Ainda assim, a ação foi bastante discutida num dos grupos que os procuradores mantinham no Telegram, chamado BD. Sem conhecer os planos de Dallagnol e da Lava Jato para uma eventual candidatura do chefe da força-tarefa ao Senado, alguns se preocupavam que a ação pudesse causar desgaste à categoria e justificar o discurso de que o ex-presidente Lula é um preso político, ecoado por aliados do petista.
A ação direta de inconstitucionalidade 5985, proposta pela ANPR, está parada desde fevereiro passado no gabinete do ministro Marco Aurélio Mello — por ser um tema regido pela Constituição, cabe ao STF tratar do caso. Em pareceres enviados ao Supremo, o Senado e a Advocacia-Geral da União já disseram ser contra a proposta.
Ainda assim, se o STF eventualmente acatar o que a associação dos procuradores deseja, Dallagnol, Aras e juízes como Marcelo Bretas poderão se colocar como opção ao eleitorado sem o risco de perder os salários e mordomias das carreiras — como o generoso auxílio-moradia pago mesmo a quem já possui casa própria. Nesse caso, o Partido Social Liberal de Jair Bolsonaro provavelmente terá em 2022 o rival que Dallagnol projetou no Telegram: o Partido do MPF. Ou, quem sabe, o Partido da Lava Jato.
Ao Intercept, Michael Mohallem, pesquisador do Programa de Transparência Pública da FGV no Rio, confirmou que conversou com Deltan Dallagnol a respeito de uma eventual candidatura do procurador ao Senado.
“Eu tinha um projeto de pesquisa da Transparência Internacional e ele por vezes participou de algumas reuniões, como colaborador. Me lembro, antes de alguns desses encontros, dele comentar não da intenção de se candidatar, mas numa possibilidade vaga. Objetivamente, sim, em algum momento ele comentou sobre a possibilidade [de ser candidato ao Senado]”, relatou Mohallem.
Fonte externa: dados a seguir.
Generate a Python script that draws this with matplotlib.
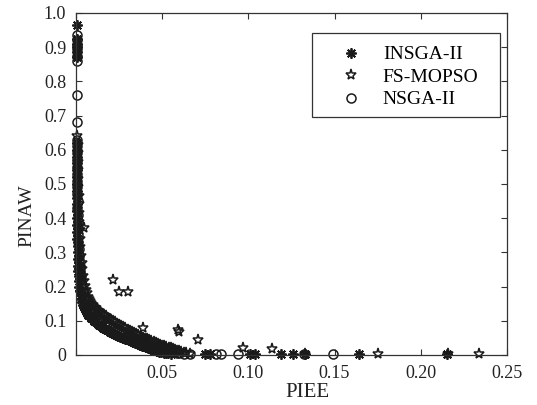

“Não sei dizer a data, mas foi bem antes das eleições do prazo legal para ele sair da carreira. Eu conheci Deltan naquele período, não é um amigo, um conhecido de longa data. Ele não tinha liberdade para eu aconselhá-lo a sair ou não [candidato]. E não me lembro dele perguntar qual minha opinião [a esse respeito], mas mais sobre impactos a Lava Jato, como eu pesquiso corrupção. Ele não queria impactos negativos para a operação”, ele disse.
“Ele [Dallagnol] não falou em ser candidato, claramente, mas em ter procuradores [concorrendo] na eleição do ano que vinha. Até fui atrás, mas não apareceram. Foi após uma entrevista em vídeo, feita na [sede da] Procuradoria [Geral da República], em Brasília, em outubro de 2017. Após a entrevista, os cinegrafistas estavam desmontando os equipamentos e houve essa rápida conversa”, relembrou o jornalista Josias de Souza.
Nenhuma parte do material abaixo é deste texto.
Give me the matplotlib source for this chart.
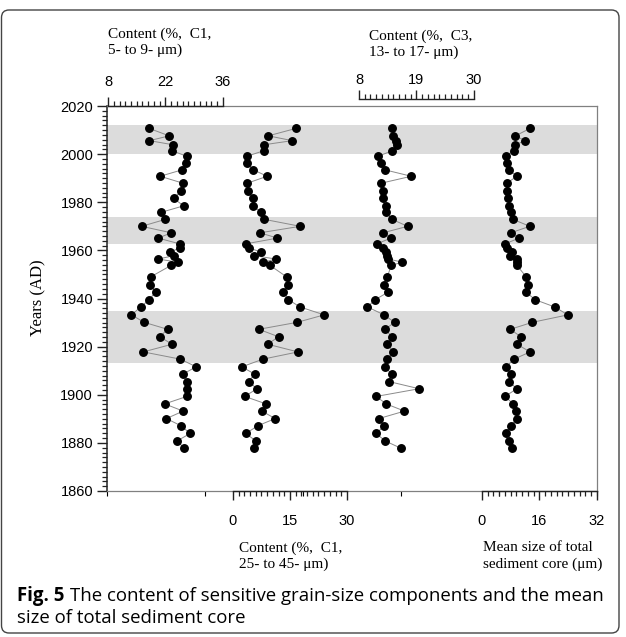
import numpy as np
import matplotlib
matplotlib.use("Agg")
import matplotlib.pyplot as plt
from matplotlib.patches import FancyBboxPatch
from matplotlib.ticker import MultipleLocator, FixedLocator

# data (years AD, top to bottom of the core)
years = [2010.7, 2007.6, 2005.6, 2003.9, 2001.4, 1999.1, 1996.4, 1993.5, 1990.8, 1987.9,
         1984.7, 1981.6, 1978.5, 1975.8, 1972.9, 1970.0, 1967.3, 1965.1, 1962.7, 1961.0,
         1959.3, 1957.8, 1956.4, 1955.1, 1953.8, 1949.0, 1945.7, 1942.7, 1939.5, 1936.5,
         1933.2, 1930.1, 1927.2, 1924.1, 1921.0, 1917.8, 1914.8, 1911.6, 1908.6, 1905.5,
         1902.5, 1899.3, 1896.2, 1893.2, 1890.1, 1887.1, 1883.9, 1880.8, 1877.8]

c1_fine = [18.0, 22.9, 18.1, 23.8, 23.6, 27.2, 27.0, 26.1, 20.7, 26.3,
           25.8, 24.0, 26.4, 20.9, 22.0, 16.2, 23.4, 20.2, 25.5, 25.5,
           23.1, 24.1, 20.2, 25.0, 23.4, 18.4, 18.2, 19.6, 18.0, 16.0,
           13.7, 16.8, 22.5, 20.6, 23.6, 16.6, 25.6, 29.5, 26.2, 27.3,
           27.3, 27.2, 21.8, 26.3, 22.2, 25.8, 28.0, 24.8, 26.6]

c1_coarse = [16.6, 9.3, 15.6, 8.2, 8.1, 3.6, 3.8, 5.3, 9.0, 3.7,
             4.0, 5.2, 5.3, 7.4, 8.2, 17.7, 7.1, 11.7, 3.3, 4.2,
             7.4, 5.6, 11.3, 8.0, 9.7, 14.1, 14.6, 13.2, 14.6, 17.6,
             24.0, 16.9, 6.8, 12.0, 9.1, 17.1, 7.9, 2.3, 5.7, 4.1,
             6.3, 3.1, 8.7, 7.6, 11.1, 6.5, 3.4, 6.0, 5.4]

c3 = [14.4, 14.5, 15.1, 15.3, 14.4, 11.6, 12.3, 12.9, 18.0, 12.2,
      12.6, 12.6, 13.1, 13.2, 14.3, 17.3, 12.6, 14.1, 11.4, 12.6,
      13.1, 13.4, 13.6, 16.3, 14.2, 13.4, 12.8, 13.6, 11.1, 9.6,
      12.8, 14.8, 13.0, 14.3, 13.4, 14.6, 13.3, 12.9, 14.3, 13.7,
      19.5, 11.3, 13.2, 16.7, 11.8, 12.8, 11.3, 13.0, 16.0]

mean_size = [13.4, 9.3, 12.0, 9.3, 8.9, 6.6, 6.9, 7.5, 9.7, 6.9,
             7.0, 7.2, 7.6, 8.0, 8.6, 13.3, 8.0, 10.3, 6.4, 7.0,
             8.3, 7.8, 9.8, 9.8, 9.7, 12.3, 12.9, 12.2, 14.8, 20.2,
             23.9, 14.0, 7.9, 10.8, 9.7, 13.4, 8.9, 6.7, 8.0, 7.5,
             9.7, 6.4, 8.7, 9.5, 9.7, 8.0, 6.6, 7.6, 8.4]

band_starts = [2000.0, 1962.7, 1913.4]
band_ends = [2012.0, 1974.0, 1934.8]

year_ticks = [1860, 1880, 1900, 1920, 1940, 1960, 1980, 2000, 2020]

c1_fine_ticks = [8, 22, 36]
c1_coarse_ticks = [0, 15, 30]
c3_ticks = [8, 19, 30]
mean_ticks = [0, 16, 32]

W, H = 626, 637
SERIF = "Liberation Serif"
SANS = "Liberation Sans"

fig = plt.figure(figsize=(W / 100, H / 100), dpi=100)
fig.patch.set_facecolor("white")

def fx(px):
    return px / W

def fy(py):
    return 1 - py / H

# main box (pixels): left 107, right 597, top 106, bottom 491
BL, BR, BT, BB = 107, 597, 106, 491
ax0 = fig.add_axes([fx(BL), fy(BB), (BR - BL) / W, (BB - BT) / H])
ax0.set_ylim(1860, 2020)
ax0.set_xlim(0, 1)
for s0, s1 in zip(band_starts, band_ends):
    ax0.axhspan(s0, s1, color="#dcdcdc", lw=0, zorder=0)

ax0.yaxis.set_major_locator(FixedLocator(year_ticks))
ax0.yaxis.set_minor_locator(MultipleLocator(2))
ax0.tick_params(axis="y", which="major", direction="out", length=7, width=1.0,
                pad=3, labelsize=10.5, color="#222222")
ax0.tick_params(axis="y", which="minor", direction="out", length=3.5, width=0.9,
                color="#222222")
for lab in ax0.get_yticklabels():
    lab.set_fontfamily(SANS)
ax0.tick_params(axis="x", which="both", bottom=False, top=False,
                labelbottom=False, labeltop=False)
for side in ["top", "right", "bottom"]:
    ax0.spines[side].set_color("#808080")
    ax0.spines[side].set_linewidth(0.9)
ax0.spines["left"].set_color("#222222")
ax0.spines["left"].set_linewidth(1.1)


def add_series(values, ticks, px_lo, px_hi, side, offset, pad):
    lo, hi = ticks[0], ticks[-1]
    f0 = (px_lo - BL) / (BR - BL)
    f1 = (px_hi - BL) / (BR - BL)
    per = (hi - lo) / (f1 - f0)
    ax = ax0.twiny()
    ax.set_xlim(lo - f0 * per, hi + (1 - f1) * per)
    ax.set_ylim(1860, 2020)
    ax.plot(values, years, "-", color="#8a8a8a", lw=0.7, zorder=2)
    ax.plot(values, years, "o", color="black", ms=5.4, mec="black", zorder=3)
    for s in ax.spines.values():
        s.set_visible(False)
    sp = ax.spines[side]
    sp.set_visible(True)
    sp.set_bounds(lo, hi)
    sp.set_color("#222222")
    sp.set_linewidth(1.0)
    if offset:
        sp.set_position(("outward", offset))
    if side == "bottom":
        ax.xaxis.tick_bottom()
    else:
        ax.xaxis.tick_top()
    ax.xaxis.set_major_locator(FixedLocator(ticks))
    ax.xaxis.set_minor_locator(FixedLocator(np.linspace(lo, hi, 21)))
    ax.tick_params(axis="x", which="major", direction="out", length=6.5, width=1.0,
                   pad=pad, labelsize=10.5, color="#222222")
    ax.tick_params(axis="x", which="minor", direction="out", length=3.5, width=0.9,
                   color="#222222")
    for lab in ax.get_xticklabels():
        lab.set_fontfamily(SANS)
    ax.yaxis.set_visible(False)
    return ax


add_series(c1_fine, c1_fine_ticks, 108, 223, "top", 0, 6)
add_series(c1_coarse, c1_coarse_ticks, 233, 347, "bottom", 0, 10)
add_series(c3, c3_ticks, 359, 474, "top", 5, 2.5)
add_series(mean_size, mean_ticks, 482, 597, "bottom", 0, 10)

# axis titles
kw = dict(family=SERIF, fontsize=11, ha="left", va="center", linespacing=1.25)
fig.text(fx(108), fy(42), "Content (%,  C1,\n5- to 9- μm)", **kw)
fig.text(fx(369), fy(44), "Content (%,  C3,\n13- to 17- μm)", **kw)
fig.text(fx(239), fy(556), "Content (%,  C1,\n25- to 45- μm)", **kw)
fig.text(fx(483), fy(556), "Mean size of total\nsediment core (μm)", **kw)
fig.text(fx(38), fy(298), "Years (AD)", family=SERIF, fontsize=12,
         rotation=90, ha="center", va="center")

# caption
cap_kw = dict(family="Open Sans", fontsize=13.4, va="center", ha="left")
t1 = fig.text(fx(17), fy(596), "Fig. 5", fontweight="bold", **cap_kw)
fig.canvas.draw()
bb = t1.get_window_extent()
fig.text(bb.x1 / W + 6 / W, fy(596),
         "The content of sensitive grain-size components and the mean", **cap_kw)
fig.text(fx(17), fy(618), "size of total sediment core", **cap_kw)

# rounded frame
frame = FancyBboxPatch((fx(1.5), fy(633)), fx(619) - fx(1.5), fy(10) - fy(633),
                       boxstyle="round,pad=0,rounding_size=0.012",
                       transform=fig.transFigure, fill=False,
                       ec="#444444", lw=1.0)
fig.patches.append(frame)

fig.savefig("out.png", dpi=100)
“Ele disse que às vezes tinha a impressão de que tinha de haver procuradores no Congresso, que a coisa daí talvez caminhasse. Seria um erro capital, eu falei, porque vocês como procuradores realizam um trabalho meritório. Se vão para o Senado, primeiro comprometem esse trabalho e, em segundo lugar, lá gente muito bem intencionada, e citei o exemplo de Ranfolfe [Rodrigues], não tem retaguarda partidária, e tem atuação que não resulta na concretização das boas intenções”, prosseguiu o colunista do UOL.
Também ligado à FGV Rio, Joaquim Falcão está em viagem ao exterior e não foi localizado para falar, informou a assessoria da instituição. O espaço está aberto para a manifestação dele.
Pedimos, novamente, uma entrevista a Dallagnol para que o procurador falasse sobre suas ambições políticas. Ele voltou a se recusar e preferiu responder via assessoria: “O procurador Deltan Dallagnol se lembra de ter feito reflexões sobre esse assunto, mas não vai comentar pensamentos ou cogitações de caráter íntimo. As mensagens são oriundas de crime cibernético e têm sido usadas fora do contexto para acusações falsas”.
Ao contrário do que acusa o procurador, o Intercept lembra que o arquivo da Vaza Jato foi entregue por uma fonte anônima, o que é lícito e legítimo no jornalismo, e que trabalha para que elas sejam reportadas dentro do contexto adequado. Clique aqui para saber mais sobre os critérios editoriais do Intercept que levaram à publicação das mensagens.
“A troca de mensagens expostas se deu no nível pessoal e informal. Tais conjecturas jamais foram levadas ao Conselho ou diretoria do Mude e se tivessem sido levadas não seriam apoiadas. O Mude não tem e nunca teve intenção de apoiar ou lançar candidatos de qualquer matriz ideológica”, disseram, em nota, Patricia Alves Fehrmann e Gisele Jansen, respectivamente diretora-executiva e vice-presidente do Instituto Mude.